UK researchers have benefitted considerably from grants won competitively from the EU via the Framework and Horizon2020 R&D funding schemes as well as from the European Research Council. Estimates are that a nett £300M is currently received per annum by the UK research community. Particle physics has been successful in this regard – my own research has benefitted from participation in the EU projects ELAN, EuroTeV, HiGRADE, EUCARD, TIARA, AIDA2020 and EJADE for support of R&D relevant to ILC and CLIC. We hope that other projects in the pipeline (RANDALF, ARIES) will be successful and benefit the LC and wider particle physics community. It remains an open question whether, if Brexit goes ahead, the UK will be able to benefit from future EU research funding. Of course Brexit supporters argue that the UK Government could better use the money that it sends to the EU (currently a nett £8.5B annually) for direct investment at home. That is certainly a logical possibility, but governments are often tempted simply not to spend the money; and there are anyway many other proposals (eg. healthcare) for how to use any ‘savings’. However, non-EU states Norway and Switzerland have negotiated (and pay for) access to the EU research area, so if one is optimistic there would be a sensible path forward for the UK also.

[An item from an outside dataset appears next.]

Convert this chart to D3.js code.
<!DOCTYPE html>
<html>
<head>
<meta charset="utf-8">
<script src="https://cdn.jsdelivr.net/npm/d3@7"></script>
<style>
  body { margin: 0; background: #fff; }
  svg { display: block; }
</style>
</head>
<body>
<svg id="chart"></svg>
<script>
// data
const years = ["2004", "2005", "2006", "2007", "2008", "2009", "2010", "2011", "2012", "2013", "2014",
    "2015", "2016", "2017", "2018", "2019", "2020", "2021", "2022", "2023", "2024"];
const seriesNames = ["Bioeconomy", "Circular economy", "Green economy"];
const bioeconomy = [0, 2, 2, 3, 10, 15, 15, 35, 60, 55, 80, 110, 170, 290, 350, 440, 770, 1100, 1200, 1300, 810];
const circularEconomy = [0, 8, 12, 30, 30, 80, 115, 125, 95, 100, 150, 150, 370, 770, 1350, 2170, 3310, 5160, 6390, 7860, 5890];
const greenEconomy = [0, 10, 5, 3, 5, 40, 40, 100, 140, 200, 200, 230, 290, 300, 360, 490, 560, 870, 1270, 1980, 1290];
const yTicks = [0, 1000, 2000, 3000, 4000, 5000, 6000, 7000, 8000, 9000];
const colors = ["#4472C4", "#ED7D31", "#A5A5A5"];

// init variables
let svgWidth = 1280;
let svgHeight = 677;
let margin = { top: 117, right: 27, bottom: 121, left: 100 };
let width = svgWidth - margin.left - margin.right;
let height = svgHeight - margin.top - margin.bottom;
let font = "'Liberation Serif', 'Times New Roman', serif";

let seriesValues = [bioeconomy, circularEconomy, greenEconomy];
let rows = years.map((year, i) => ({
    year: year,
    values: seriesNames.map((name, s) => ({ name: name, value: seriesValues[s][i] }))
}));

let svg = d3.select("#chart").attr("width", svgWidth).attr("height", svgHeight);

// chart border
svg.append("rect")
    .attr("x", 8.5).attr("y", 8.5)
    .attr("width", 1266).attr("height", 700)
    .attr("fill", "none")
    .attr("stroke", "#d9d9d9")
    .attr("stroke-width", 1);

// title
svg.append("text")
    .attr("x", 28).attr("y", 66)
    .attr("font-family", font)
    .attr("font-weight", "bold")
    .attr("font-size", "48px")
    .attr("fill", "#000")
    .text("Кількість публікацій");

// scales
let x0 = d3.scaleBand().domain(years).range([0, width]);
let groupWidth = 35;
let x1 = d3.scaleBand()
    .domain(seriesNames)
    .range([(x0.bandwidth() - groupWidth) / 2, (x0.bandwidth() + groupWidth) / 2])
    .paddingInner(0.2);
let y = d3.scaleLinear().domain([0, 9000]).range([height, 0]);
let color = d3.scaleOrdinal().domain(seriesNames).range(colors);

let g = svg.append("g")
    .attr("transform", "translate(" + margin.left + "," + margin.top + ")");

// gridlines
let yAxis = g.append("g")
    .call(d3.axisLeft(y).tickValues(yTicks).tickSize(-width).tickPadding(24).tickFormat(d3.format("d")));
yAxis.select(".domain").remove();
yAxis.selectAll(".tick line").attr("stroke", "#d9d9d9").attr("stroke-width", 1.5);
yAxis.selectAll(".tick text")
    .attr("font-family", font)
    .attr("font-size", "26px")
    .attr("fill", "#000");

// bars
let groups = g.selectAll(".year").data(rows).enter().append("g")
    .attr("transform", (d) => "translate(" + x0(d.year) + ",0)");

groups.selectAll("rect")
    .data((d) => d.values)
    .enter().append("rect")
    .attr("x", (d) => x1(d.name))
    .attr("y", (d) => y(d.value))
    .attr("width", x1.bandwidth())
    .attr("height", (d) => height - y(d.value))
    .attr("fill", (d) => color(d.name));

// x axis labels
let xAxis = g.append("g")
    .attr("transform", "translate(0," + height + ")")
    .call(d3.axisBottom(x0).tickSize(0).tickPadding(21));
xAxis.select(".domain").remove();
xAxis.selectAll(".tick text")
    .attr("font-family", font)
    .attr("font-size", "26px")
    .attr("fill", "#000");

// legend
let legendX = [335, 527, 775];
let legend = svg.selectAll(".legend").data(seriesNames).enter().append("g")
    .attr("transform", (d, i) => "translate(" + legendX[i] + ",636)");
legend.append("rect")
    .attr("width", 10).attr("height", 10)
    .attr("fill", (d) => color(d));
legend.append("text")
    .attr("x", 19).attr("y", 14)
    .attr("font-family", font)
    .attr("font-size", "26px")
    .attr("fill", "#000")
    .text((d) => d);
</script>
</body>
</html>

So while there is no doubt that the UK research community is unlikely to be any better off with Brexit, there is still a vigorous, internationally collaborative UK particle physics programme that can continue, with good will and common sense, to make major contributions to our field. And that includes contributions to Linear Colliders.

Philip Burrows

Philip Burrows is CLIC Accelerator Collaboration spokesman and acting Associate Director for the Compact Linear Collider Study in the Linear Collider Collaboration.